Le nouveau visage de Guayaquil
Le Cerro Santa Ana, un Montmartre polychrome
À l’extrémité nord du Malecón, la butte aux mille couleurs du Cerro Santa Ana
attire irrésistiblement le chaland. Jusqu’à il y a peu, l’endroit était vivement
déconseillé au touriste, proie facile des miséreux qui vivotaient dans ce quartier
délabré. Aujourd’hui, grâce à un énergique programme de réhabilitation encore
en cours, la transformation est radicale. Les bicoques en ruine ont été restaurées
et repeintes de couleurs gaies : rose, jaune, bleu, vert. Pour mieux rappeler
au visiteur l’exploit accompli, chacune des façades rénovées arbore une photo-souvenir
de son allure avant le lifting. Retombée positive sur laquelle il faut insister,
les familles qui vivaient ici sont restées. Elles ont su tirer parti de la nouvelle
attractivité du quartier en aménageant leur maison en boutique de souvenirs,
en galerie d’art, en bar ou en resto. La sécurité est revenue, même si elle
n’est pas étrangère au troupeau de policiers qui quadrillent la montée, et qui
vous suivent discrètement s’il vous prend l’envie de quitter la montée principale
pour redescendre vers Las Peñas, le quartier le plus ancien de Guayaquil.
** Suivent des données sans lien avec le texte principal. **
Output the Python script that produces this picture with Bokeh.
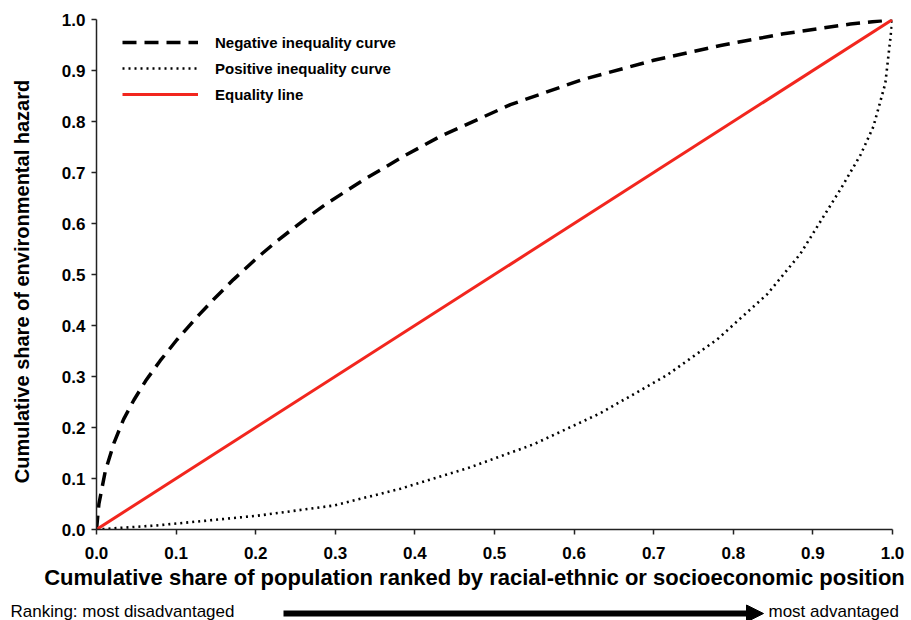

C’est
que Las Peñas est en cours de rénovation : on s’y promène, en compagnie
d’un de ces discrets gardes du corps (amusant !), au milieu d’ouvriers
affairés à consolider des façades dont on devine l’antique beauté, ou à pelleter
la terre de ruelles poussiéreuses.
C’est ici, sur le Cerro Santa Ana, que l’on prend le mieux la mesure de l’enjeu
de la réhabilitation de Guayaquil. Si l’on s’éloigne un peu à l’ouest de la
montée principale rythmée de 444 marches numérotées, on tombe sur le flanc
de la butte qui ne bénéficie pas encore du programme de réhabilitation. Là,
la misère saute aux yeux : bicoques délabrées aux couleurs défraîchies
et chemins de terre contrastent avec l’aspect rutilant de la zone rénovée, et
témoignent à quel point la transformation de celle-ci est réussie. Bien sûr,
il y a quelques artifices. Arrivé en haut du cerro, d’où l’on a une vue
panoramique sur Guayaquil et la rive gauche du Guayas, on constate avec amusement
que la jolie toiture en tuile des maisons rénovées n’est en fait qu’un auvent
qui cache de la tôle ondulée. Mais à terme, c’est toute la butte qui sera remise
en valeur ainsi que, si les finances le permettent, sa voisine du Cerro del
Carmen, qui abrite l’étonnant cimetière immaculé de la ville.